Failure to understand your reader. This is probably the most common mistake I encounter. You must know who your reader really is. What is their life like? What do they think about all day long? What language do your readers use to describe their problems, specifically the problem you’re addressing in your copy? And when I say “language”, I don’t mean Spanish, English, etc. I mean what words do they use to describe their problems? How do they talk about that? Most importantly, what are their fears, frustrations, and anxieties? Know the answers — and write these words and phrases into your copy.

  1. Failure to understand your objective. As ridiculous as it sounds, copywriters often are not clear on what the objective of their copy actually is. You must know the answer to this question: what is my Most Wanted Response? What is the one thing I want my reader to do as a consequence of reading this copy? Let the clear definition of your Most Wanted Response inform every sentence you write.
  2. Big words. If you use a lot of big words, you may impress your friends (especially your writer friends), but you will not impress your readers. At best, you will confuse them. At worst, you will drive them away. Eschew obfuscation. (Use small words.)

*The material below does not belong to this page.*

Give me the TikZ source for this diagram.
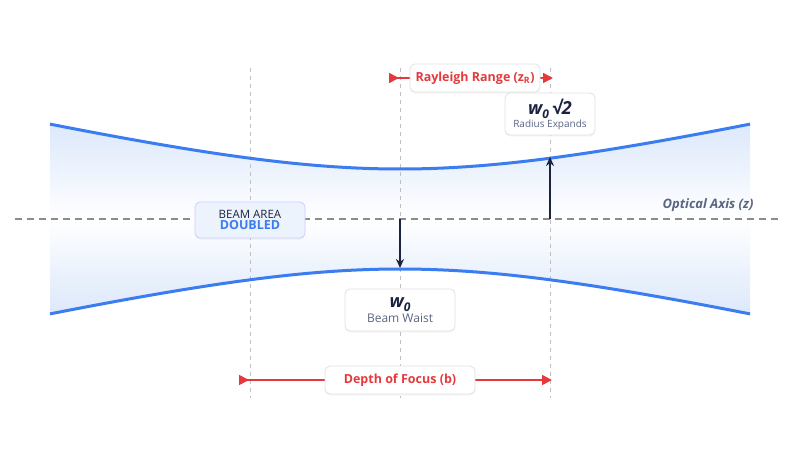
\documentclass[tikz,border=0pt]{standalone}
\usepackage{fontspec}
\setmainfont{Open Sans}
\usetikzlibrary{arrows.meta,shadows}
\definecolor{beam}{HTML}{3B7DF0}
\definecolor{beamfill}{HTML}{DCE8FB}
\definecolor{redc}{HTML}{E5393D}
\definecolor{navy}{HTML}{1B2340}
\definecolor{grayt}{HTML}{5A6680}
\newcommand{\fs}[1]{\fontsize{#1}{#1}\selectfont}
\newcommand{\wsub}{\raisebox{-4pt}{\fs{12}0}}
\tikzset{
  lbl/.style={draw=black!12,fill=white,rounded corners=5pt,line width=0.8pt,drop shadow={opacity=0.08,shadow xshift=0pt,shadow yshift=-1.5pt},align=center,inner sep=0pt},
  guide/.style={draw=black!25,line width=1pt,dash pattern=on 4pt off 4pt},
  redarrow/.style={draw=redc,line width=1.6pt,{Triangle[reversed,length=10pt,width=10pt]}-{Triangle[length=10pt,width=10pt]}},
  karrow/.style={draw=navy,line width=1.6pt,-{Stealth[length=9pt,width=8pt]}}
}
\begin{document}
\begin{tikzpicture}[x=1pt,y=-1pt]
\useasboundingbox (0,0) rectangle (800,450);
\shade[top color=beamfill,bottom color=beamfill,middle color=white]
  plot[domain=-350:350,samples=80] ({400+\x},{219-50*sqrt(1+(\x/217)^2)})
  -- plot[domain=350:-350,samples=80] ({400+\x},{219+50*sqrt(1+(\x/217)^2)}) -- cycle;
\foreach \gx/\gn in {250/ga,400/gb,550/gc}{
  \coordinate (\gn t) at (\gx,68);
  \coordinate (\gn b) at (\gx,398);
  \draw[guide] (\gn t) -- (\gn b);
}
\coordinate (axl) at (15,219);
\coordinate (axr) at (782,219);
\draw[draw=black!45,line width=1.3pt,dash pattern=on 7pt off 5pt] (axl) -- (axr);
\node[text=grayt,font=\bfseries\itshape\fs{13}] (axlbl) at (708,205) {Optical Axis (z)};
\draw[beam,line width=3pt] plot[domain=-350:350,samples=80] ({400+\x},{219-50*sqrt(1+(\x/217)^2)});
\draw[beam,line width=3pt] plot[domain=-350:350,samples=80] ({400+\x},{219+50*sqrt(1+(\x/217)^2)});
\coordinate (c0) at (400,219); \coordinate (w0e) at (400,268);
\coordinate (c1) at (550,219); \coordinate (w1e) at (550,157);
\draw[karrow] (c0) -- (w0e);
\draw[karrow] (c1) -- (w1e);
\coordinate (r0) at (389,78); \coordinate (r1) at (553,78);
\draw[redarrow] (r0) -- (r1);
\node[lbl,minimum width=130pt,minimum height=28pt,text=redc,font=\bfseries\fs{12.5}] (rl) at (475,78) {Rayleigh Range (z\textsubscript{R})};
\coordinate (d0) at (239,380); \coordinate (d1) at (552,380);
\draw[redarrow] (d0) -- (d1);
\node[lbl,minimum width=150pt,minimum height=28pt,text=redc,font=\bfseries\fs{12.5}] (dl) at (400,380) {Depth of Focus (b)};
\node[lbl,minimum width=90pt,minimum height=42pt] (re) at (550,114)
 {{\color{navy}\bfseries\itshape\fs{18}w\wsub\,√2}\\[1pt]{\color{grayt}\fs{10}Radius Expands}};
\node[lbl,minimum width=110pt,minimum height=42pt] (bw) at (400,310)
 {{\color{navy}\bfseries\itshape\fs{18}w\wsub}\\[1pt]{\color{grayt}\fs{12}Beam Waist}};
\node[lbl,draw=blue!20,fill=beamfill!50,minimum width=110pt,minimum height=36pt] (ba) at (250,220)
 {{\color{navy}\fs{11.5}BEAM AREA}\\[-1pt]{\color{beam}\bfseries\fs{12.5}DOUBLED}};
\end{tikzpicture}
\end{document}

  3. Long sentences. The attention span of today’s reader is very short. You must make your writing “skimmable, scannable, and scrollable”. Short sentences get read. Long sentences do not. Write short sentences.
  4. Long paragraphs. Everything I just said about sentences applies to paragraphs. One additional reason to write short paragraphs… most people are not happy when they see a large block of text on the page. They skip it. Write short paragraphs.

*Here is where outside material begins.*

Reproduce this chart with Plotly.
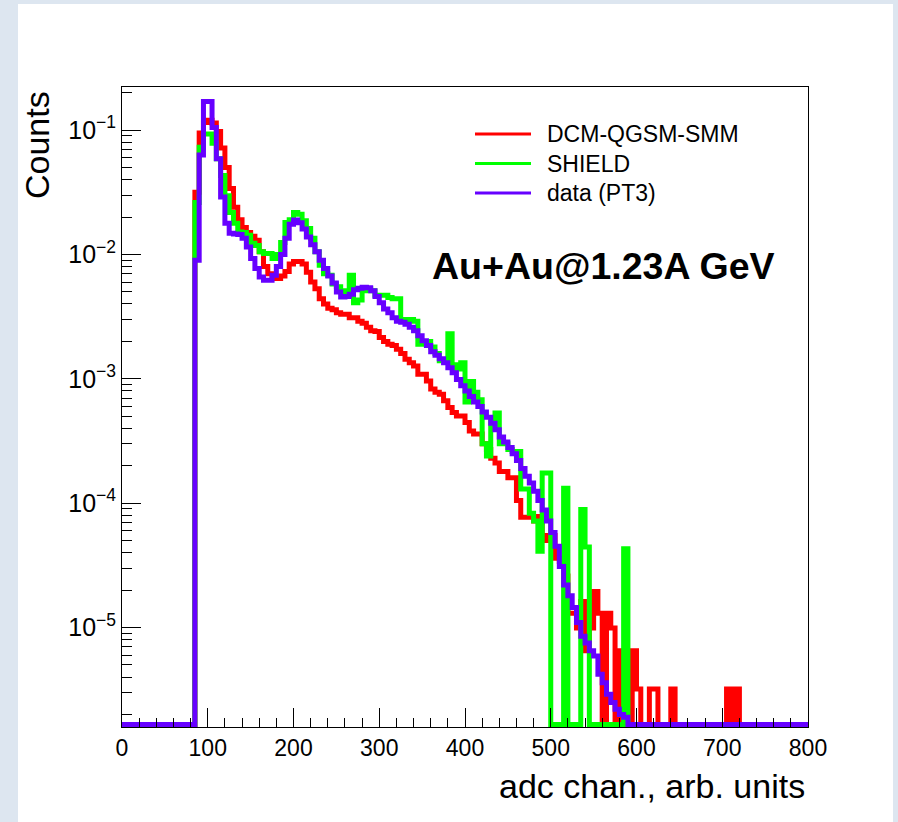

  5. Writing in the passive voice. This is one of the more difficult concepts to get across. But once you understand it, your writing will improve. In an “active” sentence, the subject is doing the action. For example, “Bob likes ice cream.” Bob is the subject of the sentence, and he is the one doing the action-he likes ice cream, which is the object of the sentence.
  6. In a passive sentence, the object actually becomes the subject. For example, using our previous sentence, we can make it passive by writing it this way: “Ice cream is liked by Bob.” The reason this sentence feels weaker, and even a little weird, is because “ice cream” is now the subject, but “ice cream” isn’t doing anything (except receiving Bob’s adoration).
  7. Not asking for the “sale”. Often, I run across well-written copy that is missing only one important part: the “call to action”. Even if you’re not selling a product or service, your presumably are trying to change a belief, or encourage someone, or to teach them. In other words, you are trying to get them to do something. The best, fastest, and easiest way to do that is: ask. Ask them to do exactly what you want them to do. Even better, tell them what to do. You don’t have to be rude, but you should be direct and clear. For example, the next section of this article is my own “call to action”…

What to Do Now

I encourage you to try this: take a bit of your existing writing, and use this article as a checklist. If you find any of these 7 blunders in your copy, remove them. Fix them. I think you will find your copy is significantly improved.